• REQUIREMENT: Word for word, transcribe the lines below and drop the pictures.

• SUPPLIED MATERIAL:
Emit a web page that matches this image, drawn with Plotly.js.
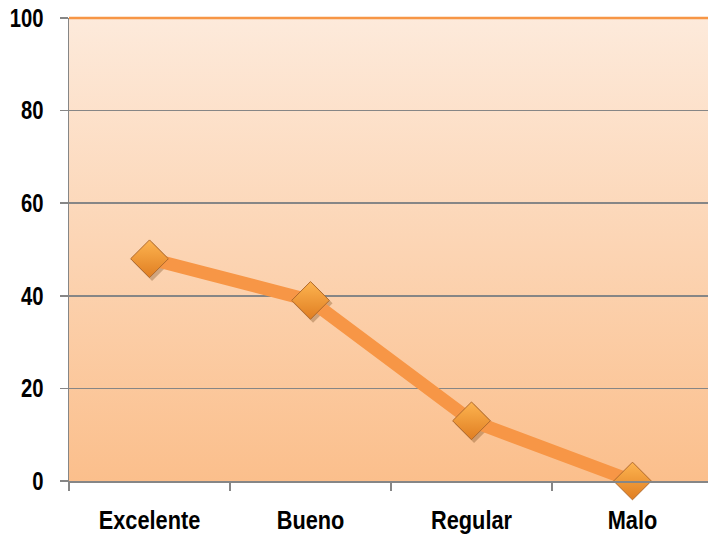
<!DOCTYPE html>
<html>
<head>
<meta charset="utf-8">
<script src="https://cdn.plot.ly/plotly-3.0.1.min.js"></script>
<style>html,body{margin:0;padding:0;background:#fff;}#chart{width:708px;height:537px;}</style>
</head>
<body>
<div id="chart"></div>
<script>
var categories = ["Excelente", "Bueno", "Regular", "Malo"];
var values = [48, 39, 13, 0];
var yTicks = [0, 20, 40, 60, 80, 100];

var svg = '<svg xmlns="http://www.w3.org/2000/svg" width="100" height="100" preserveAspectRatio="none">' +
  '<defs><linearGradient id="g" x1="0" y1="0" x2="0" y2="1">' +
  '<stop offset="0" stop-color="#FDEADB"/><stop offset="1" stop-color="#FBBF8C"/>' +
  '</linearGradient></defs><rect width="100" height="100" fill="url(#g)"/></svg>';
var bg = 'data:image/svg+xml;base64,' + btoa(svg);

var fam = '"Liberation Sans", Arial, sans-serif';
var xr = [-0.5, 3.469];
var yr = [0, 100];

var data = [
  { // soft drop shadow of the markers, on hidden base axes with a small range offset
    x: categories, y: values, type: 'scatter', mode: 'markers',
    xaxis: 'x', yaxis: 'y', cliponaxis: false,
    marker: {symbol: 'diamond', size: 30, color: 'rgba(90,45,0,0.28)', line: {width: 0}},
    hoverinfo: 'skip'
  },
  {
    x: categories, y: values, type: 'scatter', mode: 'lines+markers',
    xaxis: 'x2', yaxis: 'y2', cliponaxis: false,
    line: {color: '#F79646', width: 13},
    marker: {
      symbol: 'diamond', size: 29, color: '#FDB450',
      gradient: {type: 'vertical', color: '#E07E22'},
      line: {color: '#B0692C', width: 1}
    },
    hoverinfo: 'skip'
  }
];

var tickFont = {family: fam, size: 25, color: '#000', weight: 'bold'};

var layout = {
  width: 708, height: 537,
  margin: {l: 69, r: 0, t: 18, b: 56},
  paper_bgcolor: '#ffffff',
  plot_bgcolor: 'rgba(0,0,0,0)',
  showlegend: false,
  images: [{source: bg, xref: 'paper', yref: 'paper', x: 0, y: 1, sizex: 1, sizey: 1,
            sizing: 'stretch', xanchor: 'left', yanchor: 'top', layer: 'below'}],
  xaxis: {
    type: 'category', categoryarray: categories,
    range: [xr[0] - 0.016, xr[1] - 0.016],
    showticklabels: false, ticks: '', showline: false, showgrid: false, zeroline: false
  },
  yaxis: {
    range: [yr[0] + 0.6, yr[1] + 0.6],
    showticklabels: false, ticks: '', showline: false, showgrid: false, zeroline: false
  },
  xaxis2: {
    type: 'category', categoryarray: categories,
    overlaying: 'x', side: 'bottom', anchor: 'y2',
    range: xr,
    tickson: 'boundaries',
    ticks: 'outside', ticklen: 8, tickcolor: '#868686', tickwidth: 1.5,
    showline: true, linecolor: '#868686', linewidth: 1.5,
    showgrid: false, zeroline: false,
    tickfont: tickFont,
    ticklabelstandoff: 17
  },
  yaxis2: {
    overlaying: 'y', side: 'left', anchor: 'x2',
    range: yr,
    tickvals: yTicks,
    ticktext: yTicks.map(String),
    ticks: 'outside', ticklen: 8, tickcolor: '#868686', tickwidth: 1.5,
    showline: true, linecolor: '#868686', linewidth: 1.5,
    showgrid: true, gridcolor: '#868686', gridwidth: 1.5,
    zeroline: false,
    tickfont: tickFont,
    ticklabelstandoff: 11
  },
  shapes: [{type: 'line', xref: 'paper', yref: 'paper', x0: 0, x1: 1, y0: 1, y1: 1,
            line: {color: '#F79646', width: 2.5}}]
};

Plotly.newPlot('chart', data, layout, {displayModeBar: false, staticPlot: true}).then(function (gd) {
  // narrow the bold labels horizontally (condensed look of the reference)
  gd.querySelectorAll('.x2tick text, .y2tick text, .xtick text, .ytick text').forEach(function (t) {
    var b = t.getBBox();
    var isY = t.closest('.y2tick, .ytick') !== null;
    var sx = isY ? 0.81 : 0.87;
    var cx = isY ? (b.x + b.width) : (b.x + b.width / 2);
    var cy = b.y + b.height / 2;
    var tr = t.getAttribute('transform') || '';
    t.setAttribute('transform', tr + ' translate(' + cx + ',' + cy + ') scale(' + sx + ',1) translate(' + (-cx) + ',' + (-cy) + ')');
  });
});
</script>
</body>
</html>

• WRITTEN SOLUTION:
Emit a web page that matches this image, drawn with Plotly.js.
<!DOCTYPE html>
<html>
<head>
<meta charset="utf-8">
<script src="https://cdn.plot.ly/plotly-3.0.1.min.js"></script>
<style>html,body{margin:0;padding:0;background:#fff;}#chart{width:708px;height:537px;}</style>
</head>
<body>
<div id="chart"></div>
<script>
var categories = ["Excelente", "Bueno", "Regular", "Malo"];
var values = [48, 39, 13, 0];
var yTicks = [0, 20, 40, 60, 80, 100];

var svg = '<svg xmlns="http://www.w3.org/2000/svg" width="100" height="100" preserveAspectRatio="none">' +
  '<defs><linearGradient id="g" x1="0" y1="0" x2="0" y2="1">' +
  '<stop offset="0" stop-color="#FDEADB"/><stop offset="1" stop-color="#FBBF8C"/>' +
  '</linearGradient></defs><rect width="100" height="100" fill="url(#g)"/></svg>';
var bg = 'data:image/svg+xml;base64,' + btoa(svg);

var fam = '"Liberation Sans", Arial, sans-serif';
var xr = [-0.5, 3.469];
var yr = [0, 100];

var data = [
  { // soft drop shadow of the markers, on hidden base axes with a small range offset
    x: categories, y: values, type: 'scatter', mode: 'markers',
    xaxis: 'x', yaxis: 'y', cliponaxis: false,
    marker: {symbol: 'diamond', size: 30, color: 'rgba(90,45,0,0.28)', line: {width: 0}},
    hoverinfo: 'skip'
  },
  {
    x: categories, y: values, type: 'scatter', mode: 'lines+markers',
    xaxis: 'x2', yaxis: 'y2', cliponaxis: false,
    line: {color: '#F79646', width: 13},
    marker: {
      symbol: 'diamond', size: 29, color: '#FDB450',
      gradient: {type: 'vertical', color: '#E07E22'},
      line: {color: '#B0692C', width: 1}
    },
    hoverinfo: 'skip'
  }
];

var tickFont = {family: fam, size: 25, color: '#000', weight: 'bold'};

var layout = {
  width: 708, height: 537,
  margin: {l: 69, r: 0, t: 18, b: 56},
  paper_bgcolor: '#ffffff',
  plot_bgcolor: 'rgba(0,0,0,0)',
  showlegend: false,
  images: [{source: bg, xref: 'paper', yref: 'paper', x: 0, y: 1, sizex: 1, sizey: 1,
            sizing: 'stretch', xanchor: 'left', yanchor: 'top', layer: 'below'}],
  xaxis: {
    type: 'category', categoryarray: categories,
    range: [xr[0] - 0.016, xr[1] - 0.016],
    showticklabels: false, ticks: '', showline: false, showgrid: false, zeroline: false
  },
  yaxis: {
    range: [yr[0] + 0.6, yr[1] + 0.6],
    showticklabels: false, ticks: '', showline: false, showgrid: false, zeroline: false
  },
  xaxis2: {
    type: 'category', categoryarray: categories,
    overlaying: 'x', side: 'bottom', anchor: 'y2',
    range: xr,
    tickson: 'boundaries',
    ticks: 'outside', ticklen: 8, tickcolor: '#868686', tickwidth: 1.5,
    showline: true, linecolor: '#868686', linewidth: 1.5,
    showgrid: false, zeroline: false,
    tickfont: tickFont,
    ticklabelstandoff: 17
  },
  yaxis2: {
    overlaying: 'y', side: 'left', anchor: 'x2',
    range: yr,
    tickvals: yTicks,
    ticktext: yTicks.map(String),
    ticks: 'outside', ticklen: 8, tickcolor: '#868686', tickwidth: 1.5,
    showline: true, linecolor: '#868686', linewidth: 1.5,
    showgrid: true, gridcolor: '#868686', gridwidth: 1.5,
    zeroline: false,
    tickfont: tickFont,
    ticklabelstandoff: 11
  },
  shapes: [{type: 'line', xref: 'paper', yref: 'paper', x0: 0, x1: 1, y0: 1, y1: 1,
            line: {color: '#F79646', width: 2.5}}]
};

Plotly.newPlot('chart', data, layout, {displayModeBar: false, staticPlot: true}).then(function (gd) {
  // narrow the bold labels horizontally (condensed look of the reference)
  gd.querySelectorAll('.x2tick text, .y2tick text, .xtick text, .ytick text').forEach(function (t) {
    var b = t.getBBox();
    var isY = t.closest('.y2tick, .ytick') !== null;
    var sx = isY ? 0.81 : 0.87;
    var cx = isY ? (b.x + b.width) : (b.x + b.width / 2);
    var cy = b.y + b.height / 2;
    var tr = t.getAttribute('transform') || '';
    t.setAttribute('transform', tr + ' translate(' + cx + ',' + cy + ') scale(' + sx + ',1) translate(' + (-cx) + ',' + (-cy) + ')');
  });
});
</script>
</body>
</html>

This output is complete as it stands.